Un nouvel ordinateur IBM à 70 millions de neurones
Le BBP a fait l’acquisition d’un superordinateur IBM Blue Gene/Q de dernière génération. Il sera installé en Suisse, au CSCS de Lugano. Doté d’une mémoire quatre fois supérieure à celle du supercalculateur utilisé jusqu’ici, il pourrait toutefois ne pas être encore assez performant pour reproduire le cerveau d’une souris avec le niveau de détails souhaité. C’est un défi pour les scientifiques, qui vont devoir modifier la machine afin de modéliser davantage de neurones - 70 millions dans le cas d’une souris.
Les chercheurs espèrent parvenir à leur but en élaborant différents types de mémoire. Le Blue Gene/Q est équipé d’une DRAM de 64 térabit. Ce type de technologie, analogue à celle qui équipe nos ordinateurs domestique, ne conserve pas les données une fois la machine éteinte.
Les scientifiques cherchent donc à accroître la capacité de ce supercalculateur en combinant DRAM et mémoire flash. La technologie flash est celle-là même qui permet à nos appareils photos et autres téléphones portables de stocker les données. Contrairement à la DRAM, elle peut conserver les informations, même en l’absence d’alimentation électrique. De plus, elle est notablement meilleur marché à produire. Le nouveau superordinateur ajoutera à sa DRAM 128 térabit de mémoire flash.

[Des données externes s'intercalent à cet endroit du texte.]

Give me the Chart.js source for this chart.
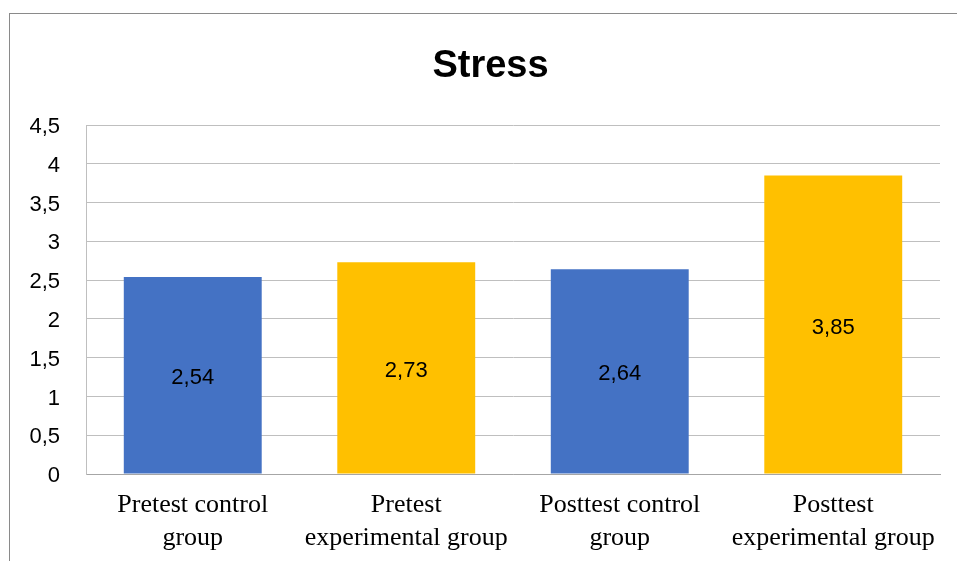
<!DOCTYPE html>
<html>
<head>
<meta charset="utf-8">
<title>Stress</title>
<script src="https://cdn.jsdelivr.net/npm/chart.js@4"></script>
<style>
  html, body { margin: 0; padding: 0; background: #fff; overflow: hidden; width: 957px; height: 561px; }
  #wrap { position: relative; width: 957px; height: 561px; overflow: hidden; }
  #frame { position: absolute; left: 9px; top: 13px; width: 1000px; height: 600px;
           border-left: 1px solid #8a8a8a; border-top: 1px solid #8a8a8a; pointer-events: none; }
  canvas { position: absolute; left: 0; top: 0; }
</style>
</head>
<body>
<div id="wrap">
  <canvas id="chart" width="981" height="561"></canvas>
  <div id="frame"></div>
</div>
<script>
// Group names (two lines each) and mean stress scores
const categories = [
  ["Pretest control", "group"],
  ["Pretest", "experimental group"],
  ["Posttest control", "group"],
  ["Posttest", "experimental group"]
];
const stressScores = [2.54, 2.73, 2.64, 3.85];
const barColors = ["#4472C4", "#FFC000", "#4472C4", "#FFC000"];
const yTickValues = [0, 0.5, 1, 1.5, 2, 2.5, 3, 3.5, 4, 4.5];

// Decimal comma formatting
const fmt = v => String(v).replace(".", ",");

// Value labels centred inside each bar
const valueLabels = {
  id: "valueLabels",
  afterDatasetsDraw(chart) {
    const ctx = chart.ctx;
    const meta = chart.getDatasetMeta(0);
    const values = chart.data.datasets[0].data;
    ctx.save();
    ctx.font = '22px "Liberation Sans", Arial, sans-serif';
    ctx.fillStyle = "#000";
    ctx.textAlign = "center";
    ctx.textBaseline = "middle";
    meta.data.forEach((bar, i) => {
      const midY = (bar.y + bar.base) / 2;
      ctx.fillText(fmt(values[i]), bar.x, midY + 3);
    });
    ctx.restore();
  }
};

new Chart(document.getElementById("chart"), {
  type: "bar",
  data: {
    labels: categories,
    datasets: [{
      data: stressScores,
      backgroundColor: barColors,
      borderWidth: 0,
      categoryPercentage: 1,
      barPercentage: 0.646
    }]
  },
  options: {
    responsive: false,
    animation: false,
    layout: { padding: 0 },
    plugins: {
      legend: { display: false },
      tooltip: { enabled: false },
      title: {
        display: true,
        text: "Stress",
        color: "#000",
        font: { family: '"Liberation Sans", Arial, sans-serif', size: 38, weight: "bold" },
        padding: { top: 43.7, bottom: 35.7 }
      }
    },
    scales: {
      x: {
        grid: { display: false, drawTicks: false },
        border: { display: true, color: "#a6a6a6", width: 1 },
        ticks: {
          color: "#000",
          padding: 15,
          maxRotation: 0,
          autoSkip: false,
          font: { family: '"Liberation Serif", "Times New Roman", serif', size: 26, lineHeight: 1.27 }
        },
        afterFit(scale) { scale.height = 87; }
      },
      y: {
        min: 0,
        max: 4.5,
        afterBuildTicks(scale) { scale.ticks = yTickValues.map(v => ({ value: v })); },
        grid: { color: "#bfbfbf", drawTicks: false, lineWidth: 1 },
        border: { display: true, color: "#bfbfbf", width: 1 },
        ticks: {
          color: "#000",
          padding: 26,
          labelOffset: 2,
          font: { family: '"Liberation Sans", Arial, sans-serif', size: 22 },
          callback: v => fmt(v)
        },
        afterFit(scale) { scale.width = 86; }
      },
      // empty right-hand margin strip beside the plot
      yRight: {
        position: "right",
        min: 0,
        max: 4.5,
        grid: { display: false, drawTicks: false },
        border: { display: false },
        ticks: { display: false },
        afterFit(scale) { scale.width = 41; }
      }
    }
  },
  plugins: [valueLabels]
});
</script>
</body>
</html>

«Ces avancées technologiques ne vont pas seulement aider les chercheurs à modéliser le cerveau, elles contribueront également à la mise au point de futurs systèmes factuels», explique Alessandro Curioni, chercheur à IBM Zurich.
 
 
Des simulations à grande échelle avec de la mémoire hybride
Afin de profiter pleinement de cette nouvelle combinaison DRAM/flash, IBM développe l’architecture du système de mémoire, conçue de manière évolutive. Quant à eux, les chercheurs de l’EPFL et de l’EPFZ travaillent sur des logiciels dits de «haut-niveau», capables d’optimiser l’utilisation de la mémoire hybride pour des simulations à grande échelle et du calcul intensif interactif.
«Notre superordinateur ne sera pas le plus rapide du monde, mais notre travail ouvrira sans nul doute de nouvelles voies dans le domaine du calcul à grand volume de données» explique Thomas Schulthess, chercheur à l’EPFZ et directeur du CSCS. «De plus, cette collaboration bénéficiera à une foule de domaines autres que les neurosciences, comme l’astronomie, les géosciences ou la santé, par exemple».
 
Cap sur le cerveau humain
Le Blue Brain est le noyau principal autour duquel s’articule un programme plus ambitieux encore: le Human Brain Project (HBPP). Soutenu par l’Union européenne et également coordonné par l’EPFL, ce projet a pour objectif de générer des outils à même d’intégrer autant de données que possible dans un modèle détaillé du cerveau humain, d’ici 2023. Avec ses 90 milliards de neurones, le cerveau humain contient plus de mille fois plus de cellules nerveuses que celui d’une souris. La mémoire hybride DRAM/flash sera un atout de taille pour que les chercheurs puissent atteindre leur but. Davantage d’informations figurent sur le site Internet www.humanbrainproject.com.
La science repousse constamment les limites de la technologie en matière de recherche et d’innovation, développant sans cesse de nouveaux outils. Avec leurs exigences hors-norme, le BBP et le HBP montrent qu’en matière de superordinateurs, tout ne se résume pas à une question de vitesse.